### Task prompt
The listing below should be printed exactly, every line of it. Skip the pictures.

### Data shown
** BEGIN **

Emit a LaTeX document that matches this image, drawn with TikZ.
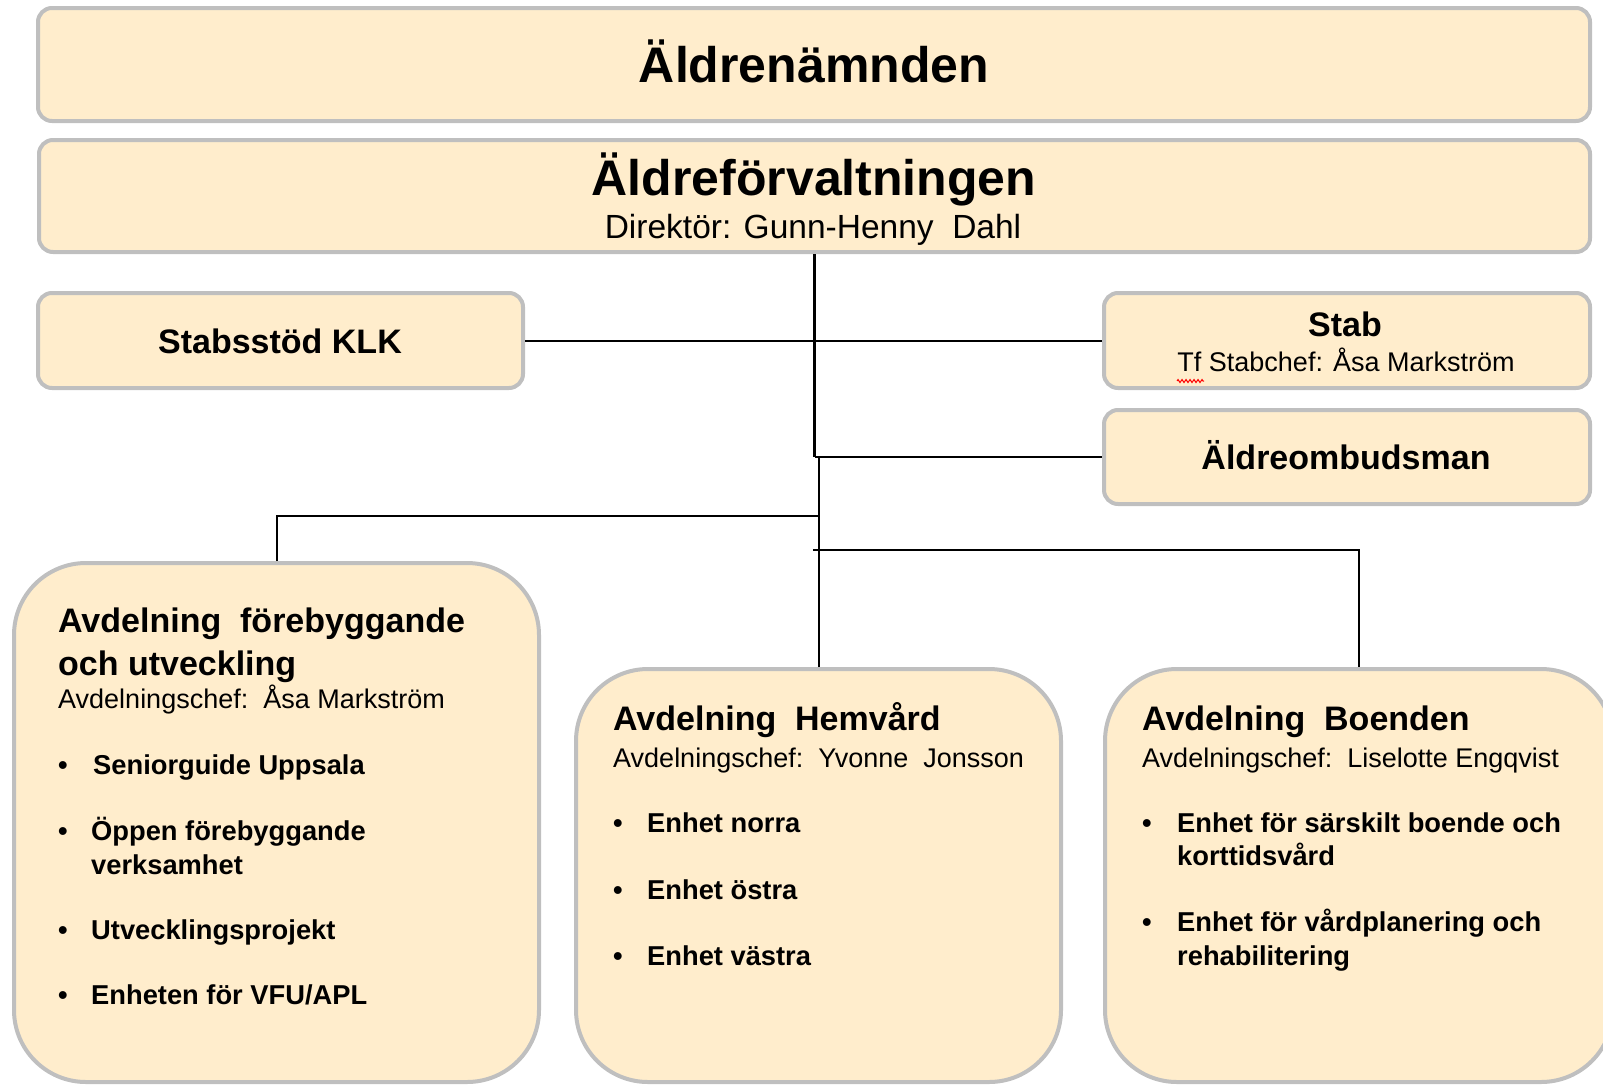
\documentclass[tikz,border=0pt]{standalone}
\usepackage{fontspec}
\setmainfont{Liberation Sans}
\usetikzlibrary{decorations.pathmorphing}
\definecolor{boxfill}{HTML}{FFEDCC}
\definecolor{boxline}{HTML}{BFBFBF}
\newcommand\fTitle{\fontsize{50}{60}\selectfont\bfseries}
\newcommand\fHead{\fontsize{34}{40}\selectfont\bfseries}
\newcommand\fSub{\fontsize{27}{32}\selectfont}
\newcommand\fItem{\fontsize{27.3}{32}\selectfont\bfseries}
\newcommand\fDir{\fontsize{33.5}{40}\selectfont}
\tikzset{
  topbox/.style={draw=boxline, line width=4pt, fill=boxfill, rounded corners=14pt, inner sep=0pt},
  bigbox/.style={draw=boxline, line width=4pt, fill=boxfill, rounded corners=72pt, inner sep=0pt},
  conn/.style={line width=2pt, draw=black},
  trunk/.style={line width=3pt, draw=black},
  ctxt/.style={inner sep=0pt, anchor=base},
  ltxt/.style={inner sep=0pt, anchor=base west},
}
\begin{document}
\begin{tikzpicture}[x=1pt, y=-1pt]
\useasboundingbox (0,0) rectangle (1603,1084);
\begin{scope}
\clip (0,0) rectangle (1603,1084);
% boxes
\node[topbox, minimum width=1552pt, minimum height=113pt] (nam) at (814,64.5) {};
\node[topbox, minimum width=1551pt, minimum height=112pt] (dir) at (814.5,196) {};
\node[topbox, minimum width=485pt, minimum height=95pt] (klk) at (280.5,340.5) {};
\node[topbox, minimum width=486pt, minimum height=95pt] (stab) at (1347,340.5) {};
\node[topbox, minimum width=486pt, minimum height=94pt] (omb) at (1347,457) {};
\node[bigbox, minimum width=525pt, minimum height=519pt] (avd1) at (276.5,822.5) {};
\node[bigbox, minimum width=485pt, minimum height=413pt] (avd2) at (818.5,875.5) {};
\node[bigbox, minimum width=508pt, minimum height=413pt] (avd3) at (1359,875.5) {};
% connectors
\draw[conn] (klk.east) -- (stab.west);
\draw[conn] (dir.south |- omb.west) -- (omb.west);
\draw[trunk] (dir.south) -- (dir.south |- omb.west);
\draw[conn] (avd2.north) -- (avd2.north |- omb.west);
\coordinate (jl) at (818.5,516);
\coordinate (jr) at (813,550);
\draw[conn] (jl) -| (avd1.north);
\draw[conn] (jr) -| (avd3.north);
\end{scope}
% texts top
\node[ctxt, font=\fTitle] (t1) at (814,82) {Äldrenämnden};
\node[ctxt, font=\fTitle] (t2) at (814,195) {Äldreförvaltningen};
\node[ctxt, font=\fDir] (t3) at (813,238) {Direktör: Gunn-Henny\ \ Dahl};
\node[ctxt, font=\fHead] (t4) at (280,353) {Stabsstöd KLK};
\node[ctxt, font=\fHead] (t5) at (1345,336) {Stab};
\node[ctxt, font=\fSub] (t6) at (1346,371) {Tf Stabchef: Åsa Markström};
\draw[red, line width=1pt, decorate, decoration={zigzag, segment length=4pt, amplitude=1.5pt}] (1177,381) -- (1204,381);
\node[ctxt, font=\fHead] (t7) at (1346,469) {Äldreombudsman};
% left box
\node[ltxt, font=\fHead] (a1) at (58,632) {Avdelning\ \ förebyggande};
\node[ltxt, font=\fHead] (a2) at (58,675) {och utveckling};
\node[ltxt, font=\fSub] (a3) at (58,708) {Avdelningschef:\ \ Åsa Markström};
\node[ctxt, font=\fItem] (ab1) at (63,774) {•};
\node[ltxt, font=\fItem] (ai1) at (93,774) {Seniorguide Uppsala};
\node[ctxt, font=\fItem] (ab2) at (63,840) {•};
\node[ltxt, font=\fItem] (ai2) at (91,840) {Öppen förebyggande};
\node[ltxt, font=\fItem] (ai2b) at (91,874) {verksamhet};
\node[ctxt, font=\fItem] (ab3) at (63,939) {•};
\node[ltxt, font=\fItem] (ai3) at (91,939) {Utvecklingsprojekt};
\node[ctxt, font=\fItem] (ab4) at (63,1004) {•};
\node[ltxt, font=\fItem] (ai4) at (91,1004) {Enheten för VFU/APL};
% middle box
\node[ltxt, font=\fHead] (b1) at (613,730) {Avdelning\ \ Hemvård};
\node[ltxt, font=\fSub] (b2) at (613,767) {Avdelningschef:\ \ Yvonne\ \ Jonsson};
\node[ctxt, font=\fItem] (bb1) at (618,832) {•};
\node[ltxt, font=\fItem] (bi1) at (647,832) {Enhet norra};
\node[ctxt, font=\fItem] (bb2) at (618,899) {•};
\node[ltxt, font=\fItem] (bi2) at (647,899) {Enhet östra};
\node[ctxt, font=\fItem] (bb3) at (618,965) {•};
\node[ltxt, font=\fItem] (bi3) at (647,965) {Enhet västra};
% right box
\node[ltxt, font=\fHead] (c1) at (1142,730) {Avdelning\ \ Boenden};
\node[ltxt, font=\fSub] (c2) at (1142,767) {Avdelningschef:\ \ Liselotte Engqvist};
\node[ctxt, font=\fItem] (cb1) at (1147,832) {•};
\node[ltxt, font=\fItem] (ci1) at (1177,832) {Enhet för särskilt boende och};
\node[ltxt, font=\fItem] (ci1b) at (1177,865) {korttidsvård};
\node[ctxt, font=\fItem] (cb2) at (1147,931) {•};
\node[ltxt, font=\fItem] (ci2) at (1177,931) {Enhet för vårdplanering och};
\node[ltxt, font=\fItem] (ci2b) at (1177,965) {rehabilitering};
\end{tikzpicture}
\end{document}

** END **

### Reply to the exercise
Emit a LaTeX document that matches this image, drawn with TikZ.
\documentclass[tikz,border=0pt]{standalone}
\usepackage{fontspec}
\setmainfont{Liberation Sans}
\usetikzlibrary{decorations.pathmorphing}
\definecolor{boxfill}{HTML}{FFEDCC}
\definecolor{boxline}{HTML}{BFBFBF}
\newcommand\fTitle{\fontsize{50}{60}\selectfont\bfseries}
\newcommand\fHead{\fontsize{34}{40}\selectfont\bfseries}
\newcommand\fSub{\fontsize{27}{32}\selectfont}
\newcommand\fItem{\fontsize{27.3}{32}\selectfont\bfseries}
\newcommand\fDir{\fontsize{33.5}{40}\selectfont}
\tikzset{
  topbox/.style={draw=boxline, line width=4pt, fill=boxfill, rounded corners=14pt, inner sep=0pt},
  bigbox/.style={draw=boxline, line width=4pt, fill=boxfill, rounded corners=72pt, inner sep=0pt},
  conn/.style={line width=2pt, draw=black},
  trunk/.style={line width=3pt, draw=black},
  ctxt/.style={inner sep=0pt, anchor=base},
  ltxt/.style={inner sep=0pt, anchor=base west},
}
\begin{document}
\begin{tikzpicture}[x=1pt, y=-1pt]
\useasboundingbox (0,0) rectangle (1603,1084);
\begin{scope}
\clip (0,0) rectangle (1603,1084);
% boxes
\node[topbox, minimum width=1552pt, minimum height=113pt] (nam) at (814,64.5) {};
\node[topbox, minimum width=1551pt, minimum height=112pt] (dir) at (814.5,196) {};
\node[topbox, minimum width=485pt, minimum height=95pt] (klk) at (280.5,340.5) {};
\node[topbox, minimum width=486pt, minimum height=95pt] (stab) at (1347,340.5) {};
\node[topbox, minimum width=486pt, minimum height=94pt] (omb) at (1347,457) {};
\node[bigbox, minimum width=525pt, minimum height=519pt] (avd1) at (276.5,822.5) {};
\node[bigbox, minimum width=485pt, minimum height=413pt] (avd2) at (818.5,875.5) {};
\node[bigbox, minimum width=508pt, minimum height=413pt] (avd3) at (1359,875.5) {};
% connectors
\draw[conn] (klk.east) -- (stab.west);
\draw[conn] (dir.south |- omb.west) -- (omb.west);
\draw[trunk] (dir.south) -- (dir.south |- omb.west);
\draw[conn] (avd2.north) -- (avd2.north |- omb.west);
\coordinate (jl) at (818.5,516);
\coordinate (jr) at (813,550);
\draw[conn] (jl) -| (avd1.north);
\draw[conn] (jr) -| (avd3.north);
\end{scope}
% texts top
\node[ctxt, font=\fTitle] (t1) at (814,82) {Äldrenämnden};
\node[ctxt, font=\fTitle] (t2) at (814,195) {Äldreförvaltningen};
\node[ctxt, font=\fDir] (t3) at (813,238) {Direktör: Gunn-Henny\ \ Dahl};
\node[ctxt, font=\fHead] (t4) at (280,353) {Stabsstöd KLK};
\node[ctxt, font=\fHead] (t5) at (1345,336) {Stab};
\node[ctxt, font=\fSub] (t6) at (1346,371) {Tf Stabchef: Åsa Markström};
\draw[red, line width=1pt, decorate, decoration={zigzag, segment length=4pt, amplitude=1.5pt}] (1177,381) -- (1204,381);
\node[ctxt, font=\fHead] (t7) at (1346,469) {Äldreombudsman};
% left box
\node[ltxt, font=\fHead] (a1) at (58,632) {Avdelning\ \ förebyggande};
\node[ltxt, font=\fHead] (a2) at (58,675) {och utveckling};
\node[ltxt, font=\fSub] (a3) at (58,708) {Avdelningschef:\ \ Åsa Markström};
\node[ctxt, font=\fItem] (ab1) at (63,774) {•};
\node[ltxt, font=\fItem] (ai1) at (93,774) {Seniorguide Uppsala};
\node[ctxt, font=\fItem] (ab2) at (63,840) {•};
\node[ltxt, font=\fItem] (ai2) at (91,840) {Öppen förebyggande};
\node[ltxt, font=\fItem] (ai2b) at (91,874) {verksamhet};
\node[ctxt, font=\fItem] (ab3) at (63,939) {•};
\node[ltxt, font=\fItem] (ai3) at (91,939) {Utvecklingsprojekt};
\node[ctxt, font=\fItem] (ab4) at (63,1004) {•};
\node[ltxt, font=\fItem] (ai4) at (91,1004) {Enheten för VFU/APL};
% middle box
\node[ltxt, font=\fHead] (b1) at (613,730) {Avdelning\ \ Hemvård};
\node[ltxt, font=\fSub] (b2) at (613,767) {Avdelningschef:\ \ Yvonne\ \ Jonsson};
\node[ctxt, font=\fItem] (bb1) at (618,832) {•};
\node[ltxt, font=\fItem] (bi1) at (647,832) {Enhet norra};
\node[ctxt, font=\fItem] (bb2) at (618,899) {•};
\node[ltxt, font=\fItem] (bi2) at (647,899) {Enhet östra};
\node[ctxt, font=\fItem] (bb3) at (618,965) {•};
\node[ltxt, font=\fItem] (bi3) at (647,965) {Enhet västra};
% right box
\node[ltxt, font=\fHead] (c1) at (1142,730) {Avdelning\ \ Boenden};
\node[ltxt, font=\fSub] (c2) at (1142,767) {Avdelningschef:\ \ Liselotte Engqvist};
\node[ctxt, font=\fItem] (cb1) at (1147,832) {•};
\node[ltxt, font=\fItem] (ci1) at (1177,832) {Enhet för särskilt boende och};
\node[ltxt, font=\fItem] (ci1b) at (1177,865) {korttidsvård};
\node[ctxt, font=\fItem] (cb2) at (1147,931) {•};
\node[ltxt, font=\fItem] (ci2) at (1177,931) {Enhet för vårdplanering och};
\node[ltxt, font=\fItem] (ci2b) at (1177,965) {rehabilitering};
\end{tikzpicture}
\end{document}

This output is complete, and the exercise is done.